Not necessarily. A blanket sell order is an overreaction. First, differentiate. Large, diversified banks with strong investment banking and asset management businesses (think JPMorgan Chase) are more resilient than regional banks reliant purely on lending. Second, the market often punishes bank stocks aggressively in anticipation of cuts. By the time the first cut happens, a lot of the bad news might already be priced in. Instead of selling all, consider if your allocation is too high and trim partially, moving some funds into sectors that benefit from the new rate environment.
How long does it take for the positive effects of a rate cut to actually show up in stock prices?

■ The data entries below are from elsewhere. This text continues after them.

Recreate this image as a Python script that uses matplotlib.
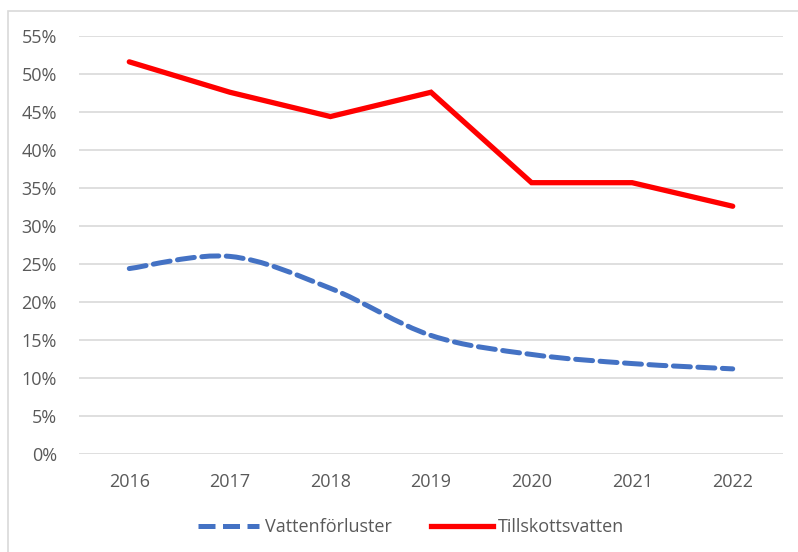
import numpy as np
import matplotlib.pyplot as plt
from matplotlib.path import Path
from matplotlib.patches import PathPatch, Rectangle
from matplotlib.lines import Line2D
from matplotlib.ticker import PercentFormatter

years = ['2016', '2017', '2018', '2019', '2020', '2021', '2022']
vattenforluster = [24.4, 26.0, 21.8, 15.6, 13.1, 11.9, 11.2]
tillskottsvatten = [51.6, 47.6, 44.4, 47.6, 35.7, 35.7, 32.6]

plt.rcParams['font.family'] = ['Open Sans', 'DejaVu Sans']

fig = plt.figure(figsize=(7.98, 5.52), dpi=100)
ax = fig.add_axes([79 / 798, 1 - 454 / 552, (783 - 79) / 798, (454 - 36) / 552])

x = np.arange(len(years))


def smooth_path(xs, ys):
    # Excel-style smoothed line: Catmull-Rom converted to cubic Bezier
    pts = np.column_stack([xs, ys]).astype(float)
    verts = [pts[0]]
    codes = [Path.MOVETO]
    n = len(pts)
    for i in range(n - 1):
        p0 = pts[max(i - 1, 0)]
        p1 = pts[i]
        p2 = pts[i + 1]
        p3 = pts[min(i + 2, n - 1)]
        c1 = p1 + (p2 - p0) / 6.0
        c2 = p2 - (p3 - p1) / 6.0
        verts += [c1, c2, p2]
        codes += [Path.CURVE4] * 3
    return Path(verts, codes)


blue = '#4472c4'
red = '#ff0000'
dash = (0, (3.4, 1.5))

patch = PathPatch(smooth_path(x, vattenforluster), facecolor='none', edgecolor=blue,
                  lw=3.6, linestyle=dash, capstyle='round', zorder=3)
ax.add_patch(patch)
ax.plot(x, tillskottsvatten, color=red, lw=3.8, solid_capstyle='round',
        solid_joinstyle='miter', zorder=4)

ax.set_xlim(-0.5, len(years) - 0.5)
ax.set_ylim(0, 55)
ax.set_yticks(np.arange(0, 56, 5))
ax.yaxis.set_major_formatter(PercentFormatter(decimals=0))
ax.set_xticks(x)
ax.set_xticklabels(years)
ax.grid(axis='y', color='#d9d9d9', lw=1.2)
ax.set_axisbelow(True)
for s in ax.spines.values():
    s.set_visible(False)
ax.tick_params(length=0, labelsize=13, colors='#595959')
ax.tick_params(axis='y', pad=16)
ax.tick_params(axis='x', pad=14)

handles = [Line2D([], [], color=blue, lw=3.6, linestyle=dash),
           Line2D([], [], color=red, lw=3.8)]
fig.legend(handles, ['Vattenförluster', 'Tillskottsvatten'], loc='center',
           bbox_to_anchor=(0.5 + 12 / 798, 1 - 527 / 552), ncol=2, frameon=False,
           fontsize=13, labelcolor='#595959', handlelength=3.4,
           handletextpad=0.3, columnspacing=2.2)

fig.patches.append(Rectangle((8 / 798, -0.01), 1.0, 1 - 11 / 552 + 0.01,
                             transform=fig.transFigure, fill=False,
                             edgecolor='#d9d9d9', lw=1.2))

fig.savefig('out.png', dpi=100)
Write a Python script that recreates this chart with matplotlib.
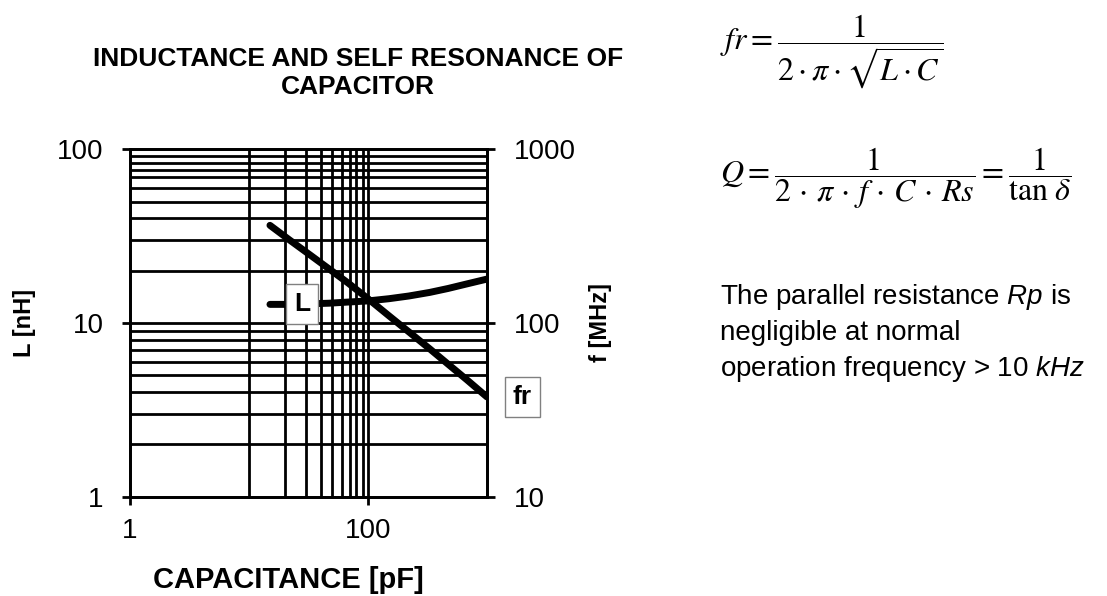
import matplotlib
matplotlib.use('Agg')
import matplotlib.pyplot as plt

plt.rcParams['font.family'] = ['Liberation Sans', 'DejaVu Sans']
plt.rcParams['mathtext.fontset'] = 'custom'
plt.rcParams['mathtext.it'] = 'Liberation Sans:italic'
plt.rcParams['mathtext.rm'] = 'Liberation Sans'

# capacitance [pF]
cap = [15, 22, 33, 47, 68, 100, 150, 220, 330, 470, 680, 1000]
# inductance [nH], left axis
ind = [12.8, 12.8, 12.9, 13.0, 13.2, 13.4, 13.8, 14.3, 15.0, 15.8, 16.8, 17.9]
# self resonance frequency [MHz], right axis
fres = [365, 300, 245, 205, 170, 138, 110, 89, 71, 58, 47, 37.5]

x_ticks = [1, 100]
y_ticks = [1, 10, 100]
y2_ticks = [10, 100, 1000]
x_grid = [10, 20, 30, 40, 50, 60, 70, 80, 90, 100]
y_grid = [2, 3, 4, 5, 6, 7, 8, 9, 10, 20, 30, 40, 50, 60, 69, 76, 83, 91]

W, H = 1107, 596
fig = plt.figure(figsize=(W / 100, H / 100), dpi=100)
ax = fig.add_axes([130 / W, 1 - 496.7 / H, 357 / W, 347.4 / H])
ax.set_xscale('log')
ax.set_yscale('log')
ax.set_xlim(1, 1000)
ax.set_ylim(1, 100)

for v in x_grid:
    ax.axvline(v, color='black', lw=2, zorder=1)
for h in y_grid:
    ax.axhline(h, color='black', lw=2, zorder=1)

ax.plot(cap, ind, color='black', lw=5, solid_capstyle='round', zorder=3)

ax.set_xticks(x_ticks, ['1', '100'])
ax.set_yticks(y_ticks, ['1', '10', '100'])
ax.minorticks_off()
ax.tick_params(axis='both', direction='out', length=6, width=2, labelsize=20)
ax.tick_params(axis='y', pad=13)
ax.tick_params(axis='x', pad=9)
for s in ax.spines.values():
    s.set_linewidth(2)

ax2 = ax.twinx()
ax2.set_yscale('log')
ax2.set_ylim(10, 1000)
ax2.plot(cap, fres, color='black', lw=5, solid_capstyle='round', zorder=3)
ax2.set_yticks(y2_ticks, ['10', '100', '1000'])
ax2.minorticks_off()
ax2.tick_params(axis='y', direction='out', length=6, width=2, labelsize=20, pad=13)
for s in ax2.spines.values():
    s.set_linewidth(2)

box = dict(boxstyle='square,pad=0.3', facecolor='white', edgecolor='#808080', lw=1)
ax2.text(28, 12.8, 'L', transform=ax.transData, fontsize=19, fontweight='bold',
         ha='center', va='center', bbox=box, zorder=5)
ax2.text(1973, 3.75, 'fr', transform=ax.transData, fontsize=19, fontweight='bold',
         ha='center', va='center', bbox=box, zorder=5, clip_on=False)

fig.text(358 / W, 1 - 73 / H, 'INDUCTANCE AND SELF RESONANCE OF\nCAPACITOR',
         fontsize=19, fontweight='bold', ha='center', va='center')
fig.text(153 / W, 1 - 580 / H, 'CAPACITANCE [pF]', fontsize=21, fontweight='bold',
         ha='left', va='center')
fig.text(24 / W, 1 - 323 / H, 'L [nH]', fontsize=17, fontweight='bold',
         rotation=90, ha='center', va='center')
fig.text(600 / W, 1 - 322 / H, 'f [MHz]', fontsize=17, fontweight='bold',
         rotation=90, ha='center', va='center')

fig.text(720 / W, 1 - 49 / H, r'$fr=\dfrac{1}{2\cdot\pi\cdot\sqrt{L\cdot C}}$',
         fontsize=23, math_fontfamily='stix', ha='left', va='baseline')
fig.text(720 / W, 1 - 183 / H,
         r'$Q=\dfrac{1}{2\,\cdot\,\pi\,\cdot\, f\,\cdot\, C\,\cdot\, Rs}=\dfrac{1}{\tan\,\delta}$',
         fontsize=23, math_fontfamily='stix', ha='left', va='baseline')

fig.text(720 / W, 1 - 304 / H, r'The parallel resistance $Rp$ is', fontsize=20, va='baseline')
fig.text(720 / W, 1 - 340 / H, 'negligible at normal', fontsize=20, va='baseline')
fig.text(720 / W, 1 - 376 / H, r'operation frequency > 10 $kHz$', fontsize=20, va='baseline')

fig.savefig('out.png', dpi=100)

There's a significant lag, often 6 to 12 months. The cut needs to work its way through the banking system, influence corporate and consumer borrowing decisions, and finally, impact corporate earnings reports. The stock market is a discounting mechanism—it moves on anticipation. So, prices may rise in advance of the actual earnings improvements. However, if the economic slowdown is too severe, those anticipated earnings improvements may never materialize, which is why cuts during recessions have a more mixed record.
Should I move my money from bonds to stocks when the Fed cuts rates?
This "great rotation" idea is oversimplified. Yes, lower yields make bonds less attractive, pushing some capital toward stocks. But bonds, especially high-quality government bonds, serve a crucial role in a portfolio: diversification and risk reduction. If a rate cut is followed by a stock market decline due to recession fears, your bonds will likely rise in value, offsetting stock losses. A better strategy is to rebalance according to your long-term asset allocation plan. If stocks have had a big run and bonds have lagged, a rate cut cycle might be a signal to rebalance back to your target, not abandon bonds entirely.